I cleaned up comments prior to the 1.0 alpha release.
2015-01-06 20:53:18 -05:00

248 lines
11 KiB
XML

// Copyright 2012 The Rust Project Developers. See the COPYRIGHT
// file at the top-level directory of this distribution and at
// http://rust-lang.org/COPYRIGHT.
//
// Licensed under the Apache License, Version 2.0 <LICENSE-APACHE or
// http://www.apache.org/licenses/LICENSE-2.0> or the MIT license
// <LICENSE-MIT or http://opensource.org/licenses/MIT>, at your
// option. This file may not be copied, modified, or distributed
// except according to those terms.
//! # Type inference engine
//!
//! This is loosely based on standard HM-type inference, but with an
//! extension to try and accommodate subtyping. There is nothing
//! principled about this extension; it's sound---I hope!---but it's a
//! heuristic, ultimately, and does not guarantee that it finds a valid
//! typing even if one exists (in fact, there are known scenarios where it
//! fails, some of which may eventually become problematic).
//!
//! ## Key idea
//!
//! The main change is that each type variable T is associated with a
//! lower-bound L and an upper-bound U. L and U begin as bottom and top,
//! respectively, but gradually narrow in response to new constraints
//! being introduced. When a variable is finally resolved to a concrete
//! type, it can (theoretically) select any type that is a supertype of L
//! and a subtype of U.
//!
//! There are several critical invariants which we maintain:
//!
//! - the upper-bound of a variable only becomes lower and the lower-bound
//! only becomes higher over time;
//! - the lower-bound L is always a subtype of the upper bound U;
//! - the lower-bound L and upper-bound U never refer to other type variables,
//! but only to types (though those types may contain type variables).
//!
//! > An aside: if the terms upper- and lower-bound confuse you, think of
//! > "supertype" and "subtype". The upper-bound is a "supertype"

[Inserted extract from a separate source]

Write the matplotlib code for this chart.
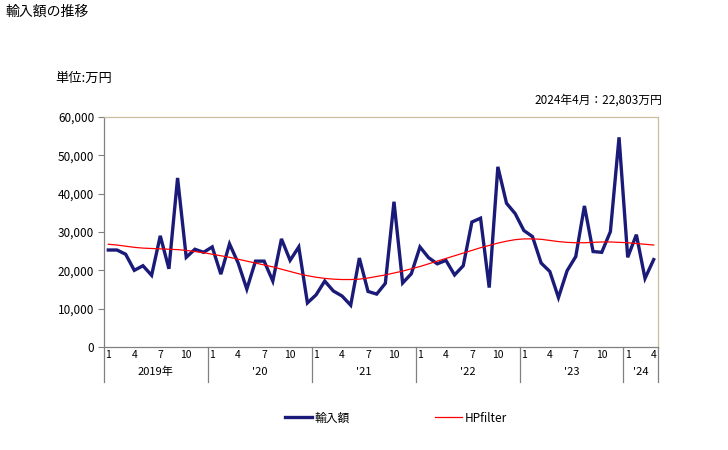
import matplotlib.pyplot as plt
import matplotlib.transforms as mtransforms

plt.rcParams['font.family'] = ['Noto Sans CJK JP', 'DejaVu Sans']

# monthly import values, 2019/1 - 2024/4 (万円)
imports = [
    25300, 25300, 24200, 20000, 21200, 18700, 29000, 20400, 44100, 23400, 25500, 24700,
    26100, 19000, 26900, 21900, 15100, 22400, 22400, 17200, 28200, 22600, 26100, 11500,
    13600, 17200, 14600, 13300, 10900, 23200, 14500, 13800, 16600, 37900, 16700, 19100,
    26100, 23300, 21700, 22600, 18800, 21200, 32600, 33600, 15500, 47000, 37500, 34800,
    30400, 28800, 21900, 19700, 12900, 19900, 23600, 36800, 24900, 24700, 30100, 54700,
    23400, 29300, 17900, 22803,
]
hp_filter = [
    26800, 26600, 26300, 26000, 25800, 25700, 25600, 25500, 25400, 25200, 24900, 24600,
    24200, 23800, 23400, 22900, 22400, 21900, 21400, 20900, 20300, 19700, 19100, 18600,
    18200, 17900, 17700, 17600, 17600, 17700, 18000, 18400, 18800, 19300, 19800, 20400,
    21000, 21700, 22400, 23100, 23800, 24500, 25200, 25900, 26500, 27100, 27600, 28000,
    28200, 28200, 28100, 27800, 27500, 27300, 27200, 27200, 27300, 27400, 27400, 27300,
    27200, 27000, 26800, 26600,
]
years = ['2019年', "'20", "'21", "'22", "'23", "'24"]
month_ticks = ['1', '4', '7', '10']

fig = plt.figure(figsize=(7.28, 4.5), dpi=100)
ax = fig.add_axes([104/728, 1-347/450, 554/728, 230/450])

x = list(range(len(imports)))
ax.plot(x, imports, color='#1a1a78', linewidth=2.4, solid_joinstyle='miter', label='輸入額')
ax.plot(x, hp_filter, color='#ff0000', linewidth=0.9, label='HPfilter')

ax.set_xlim(-0.5, len(imports) - 0.5)
ax.set_ylim(0, 60000)
ax.set_yticks(range(0, 60001, 10000))
ax.set_yticklabels([f'{v:,}' for v in range(0, 60001, 10000)], fontsize=8.5)
ax.tick_params(axis='y', direction='out', length=4, color='#808080', pad=3)

# month labels on x axis
pos, labs = [], []
for i in range(len(imports)):
    m = i % 12 + 1
    if str(m) in month_ticks:
        pos.append(i)
        labs.append(str(m))
ax.set_xticks(pos)
ax.set_xticklabels(labs, fontsize=7.5)
ax.tick_params(axis='x', length=0, pad=2)

# year labels and separators below the axis
trans = mtransforms.blended_transform_factory(ax.transData, ax.transAxes)
sep_depth = -(382 - 347) / 230
n = len(imports)
for k, yl in enumerate(years):
    start = k * 12
    end = min(start + 12, n)
    ax.plot([start - 0.5, start - 0.5], [0, sep_depth], transform=trans,
            color='#808080', linewidth=0.9, clip_on=False)
    ax.text((start + end - 1) / 2, -(372 - 347) / 230, yl, transform=trans,
            ha='center', va='center', fontsize=8)
ax.plot([n - 0.5, n - 0.5], [0, sep_depth], transform=trans,
        color='#808080', linewidth=0.9, clip_on=False)

for s in ['top', 'right']:
    ax.spines[s].set_color('#c8bf9f')
for s in ['left', 'bottom']:
    ax.spines[s].set_color('#808080')
for s in ax.spines.values():
    s.set_linewidth(0.9)

fig.text(5/728, 1-12/450, '輸入額の推移', fontsize=10, va='center', ha='left')
fig.text(55/728, 1-78/450, '単位:万円', fontsize=9.5, va='center', ha='left')
fig.text(662/728, 1-100/450, '2024年4月：22,803万円', fontsize=8.5, va='center', ha='right')

ax.legend(loc='center', bbox_to_anchor=((396 - 104) / 554, -(418 - 347) / 230), ncol=2,
          frameon=False, fontsize=8.5, handlelength=2.3, columnspacing=7.2,
          handletextpad=0.2)

fig.savefig('out.png', dpi=100)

//! > (super=upper in Latin, or something like that anyway) and the lower-bound
//! > is a "subtype" (sub=lower in Latin). I find it helps to visualize
//! > a simple class hierarchy, like Java minus interfaces and
//! > primitive types. The class Object is at the root (top) and other
//! > types lie in between. The bottom type is then the Null type.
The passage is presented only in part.